Stored data:

-------------------------

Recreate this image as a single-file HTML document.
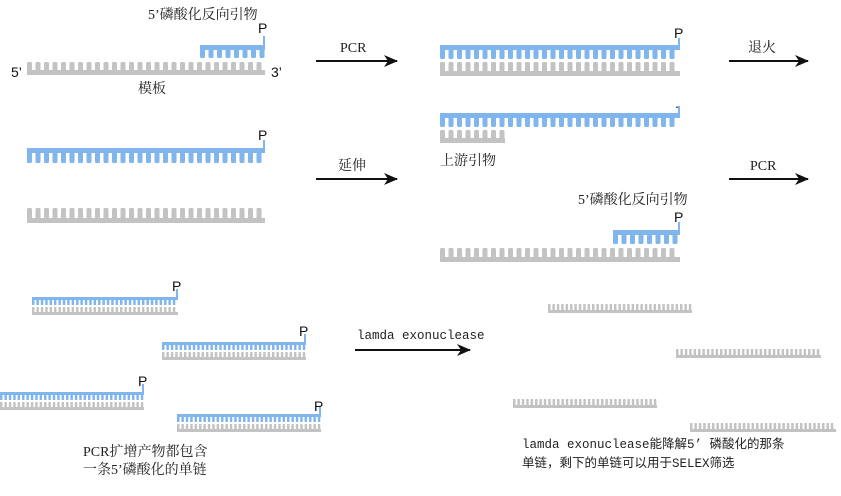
<!DOCTYPE html>
<html><head><meta charset="utf-8"><style>
html,body{margin:0;padding:0;background:#fff;width:841px;height:496px;overflow:hidden}
svg text{font-family:"Liberation Serif","Noto Serif CJK SC",serif;font-size:14px;fill:#222}
.p{font-family:"Liberation Sans",sans-serif;font-size:14px;fill:#111}
.m{font-family:"Liberation Mono","Noto Sans CJK SC",monospace;font-size:12.5px}
</style></head><body>
<svg id="s" width="841" height="496" xmlns="http://www.w3.org/2000/svg">
<defs><marker id="a" markerWidth="14" markerHeight="12" refX="13" refY="6" orient="auto" markerUnits="userSpaceOnUse"><path d="M0,0 L14,6 L0,12 L4,6 Z" fill="#111"/></marker></defs>
<g id="g"></g>
<g stroke="#111" stroke-width="2" marker-end="url(#a)">
<line x1="316" y1="61" x2="397" y2="61"/>
<line x1="729" y1="61" x2="808" y2="61"/>
<line x1="316" y1="179" x2="397" y2="179"/>
<line x1="729" y1="179" x2="808" y2="179"/>
<line x1="355" y1="350" x2="470" y2="350"/>
</g>
<text x="340" y="52">PCR</text>
<text x="748" y="52">退火</text>
<text x="338" y="170">延伸</text>
<text x="750" y="170">PCR</text>
<text class="m" x="357" y="339">lamda exonuclease</text>
<text x="148" y="19">5’磷酸化反向引物</text>
<text x="138" y="93">模板</text>
<text class="p" x="11" y="77">5’</text>
<text class="p" x="271" y="77">3’</text>
<text x="440" y="165">上游引物</text>
<text x="578" y="204">5’磷酸化反向引物</text>
<text x="83" y="456">PCR扩增产物都包含</text>
<text x="83" y="474">一条5’磷酸化的单链</text>
<text class="m" x="522" y="448">lamda exonuclease能降解5’ 磷酸化的那条</text>
<text class="m" x="522" y="467">单链，剩下的单链可以用于SELEX筛选</text>
<text class="p" x="258" y="33">P</text>
<text class="p" x="674" y="38">P</text>
<text class="p" x="258" y="140">P</text>
<text class="p" x="674" y="222">P</text>
<text class="p" x="675" y="108">.</text>
<text class="p" x="172" y="291">P</text>
<text class="p" x="299" y="336">P</text>
<text class="p" x="138" y="386">P</text>
<text class="p" x="314" y="411">P</text>
</svg>
<script>
var g=document.getElementById('g'),NS='http://www.w3.org/2000/svg';
function r(x,y,w,h,c,rx){var e=document.createElementNS(NS,'rect');e.setAttribute('x',x);e.setAttribute('y',y);e.setAttribute('width',w);e.setAttribute('height',h);e.setAttribute('fill',c);if(rx)e.setAttribute('rx',rx);g.appendChild(e);}
function comb(x1,x2,y,h,bb,per,tw,up,c){
 if(up){r(x1,y+h-bb,x2-x1,bb,c);for(var x=x1;x+tw<=x2+0.5;x+=per)r(x,y,tw,h-bb+1,c,tw>3?1.5:0.5);}
 else{r(x1,y,x2-x1,bb,c);for(var x=x1;x+tw<=x2+0.5;x+=per)r(x,y+bb-1,tw,h-bb+1,c,tw>3?1.5:0.5);}
}
var B='#80b5ee',G='#c3c3c3';
function line(x,y1,y2,c){r(x-1,y1,2,y2-y1,c);}
comb(27,265,62,13,5,8.5,5,1,G);
comb(200,265,45,13,5,8.5,5,0,B);line(264,36,50,B);
comb(440,680,45,14,5,8.5,5,0,B);line(679,38,50,B);
comb(440,680,62,14,5,8.5,5,1,G);
comb(27,265,148,15,5,8.5,5,0,B);line(264,140,150,B);
comb(27,265,208,15,5,8.5,5,1,G);
comb(440,680,113,14,5,8.5,5,0,B);line(679,106,118,B);
comb(440,505,130,13,5,8.5,5,1,G);
comb(613,680,230,14,5,8.5,5,0,B);line(679,222,235,B);
comb(440,680,248,14,5,8.5,5,1,G);
function pair(x1,x2,y,px){comb(x1,x2,y,8,3,4.4,2.5,0,B);comb(x1,x2,y+10,8,3,4.4,2.5,1,G);line(x2-1,y-8,y+3,B);}
pair(32,178,297);pair(162,306,342);pair(0,144,392);pair(177,321,414);
comb(548,692,304,9,3,4.4,2.5,1,G);
comb(676,821,349,9,3,4.4,2.5,1,G);
comb(513,657,399,9,3,4.4,2.5,1,G);
comb(690,836,423,9,3,4.4,2.5,1,G);
</script>
</body></html>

-------------------------

Restate the whole listing above exactly, except for its images.

Reply to the exercise:
Recreate this image as a single-file HTML document.
<!DOCTYPE html>
<html><head><meta charset="utf-8"><style>
html,body{margin:0;padding:0;background:#fff;width:841px;height:496px;overflow:hidden}
svg text{font-family:"Liberation Serif","Noto Serif CJK SC",serif;font-size:14px;fill:#222}
.p{font-family:"Liberation Sans",sans-serif;font-size:14px;fill:#111}
.m{font-family:"Liberation Mono","Noto Sans CJK SC",monospace;font-size:12.5px}
</style></head><body>
<svg id="s" width="841" height="496" xmlns="http://www.w3.org/2000/svg">
<defs><marker id="a" markerWidth="14" markerHeight="12" refX="13" refY="6" orient="auto" markerUnits="userSpaceOnUse"><path d="M0,0 L14,6 L0,12 L4,6 Z" fill="#111"/></marker></defs>
<g id="g"></g>
<g stroke="#111" stroke-width="2" marker-end="url(#a)">
<line x1="316" y1="61" x2="397" y2="61"/>
<line x1="729" y1="61" x2="808" y2="61"/>
<line x1="316" y1="179" x2="397" y2="179"/>
<line x1="729" y1="179" x2="808" y2="179"/>
<line x1="355" y1="350" x2="470" y2="350"/>
</g>
<text x="340" y="52">PCR</text>
<text x="748" y="52">退火</text>
<text x="338" y="170">延伸</text>
<text x="750" y="170">PCR</text>
<text class="m" x="357" y="339">lamda exonuclease</text>
<text x="148" y="19">5’磷酸化反向引物</text>
<text x="138" y="93">模板</text>
<text class="p" x="11" y="77">5’</text>
<text class="p" x="271" y="77">3’</text>
<text x="440" y="165">上游引物</text>
<text x="578" y="204">5’磷酸化反向引物</text>
<text x="83" y="456">PCR扩增产物都包含</text>
<text x="83" y="474">一条5’磷酸化的单链</text>
<text class="m" x="522" y="448">lamda exonuclease能降解5’ 磷酸化的那条</text>
<text class="m" x="522" y="467">单链，剩下的单链可以用于SELEX筛选</text>
<text class="p" x="258" y="33">P</text>
<text class="p" x="674" y="38">P</text>
<text class="p" x="258" y="140">P</text>
<text class="p" x="674" y="222">P</text>
<text class="p" x="675" y="108">.</text>
<text class="p" x="172" y="291">P</text>
<text class="p" x="299" y="336">P</text>
<text class="p" x="138" y="386">P</text>
<text class="p" x="314" y="411">P</text>
</svg>
<script>
var g=document.getElementById('g'),NS='http://www.w3.org/2000/svg';
function r(x,y,w,h,c,rx){var e=document.createElementNS(NS,'rect');e.setAttribute('x',x);e.setAttribute('y',y);e.setAttribute('width',w);e.setAttribute('height',h);e.setAttribute('fill',c);if(rx)e.setAttribute('rx',rx);g.appendChild(e);}
function comb(x1,x2,y,h,bb,per,tw,up,c){
 if(up){r(x1,y+h-bb,x2-x1,bb,c);for(var x=x1;x+tw<=x2+0.5;x+=per)r(x,y,tw,h-bb+1,c,tw>3?1.5:0.5);}
 else{r(x1,y,x2-x1,bb,c);for(var x=x1;x+tw<=x2+0.5;x+=per)r(x,y+bb-1,tw,h-bb+1,c,tw>3?1.5:0.5);}
}
var B='#80b5ee',G='#c3c3c3';
function line(x,y1,y2,c){r(x-1,y1,2,y2-y1,c);}
comb(27,265,62,13,5,8.5,5,1,G);
comb(200,265,45,13,5,8.5,5,0,B);line(264,36,50,B);
comb(440,680,45,14,5,8.5,5,0,B);line(679,38,50,B);
comb(440,680,62,14,5,8.5,5,1,G);
comb(27,265,148,15,5,8.5,5,0,B);line(264,140,150,B);
comb(27,265,208,15,5,8.5,5,1,G);
comb(440,680,113,14,5,8.5,5,0,B);line(679,106,118,B);
comb(440,505,130,13,5,8.5,5,1,G);
comb(613,680,230,14,5,8.5,5,0,B);line(679,222,235,B);
comb(440,680,248,14,5,8.5,5,1,G);
function pair(x1,x2,y,px){comb(x1,x2,y,8,3,4.4,2.5,0,B);comb(x1,x2,y+10,8,3,4.4,2.5,1,G);line(x2-1,y-8,y+3,B);}
pair(32,178,297);pair(162,306,342);pair(0,144,392);pair(177,321,414);
comb(548,692,304,9,3,4.4,2.5,1,G);
comb(676,821,349,9,3,4.4,2.5,1,G);
comb(513,657,399,9,3,4.4,2.5,1,G);
comb(690,836,423,9,3,4.4,2.5,1,G);
</script>
</body></html>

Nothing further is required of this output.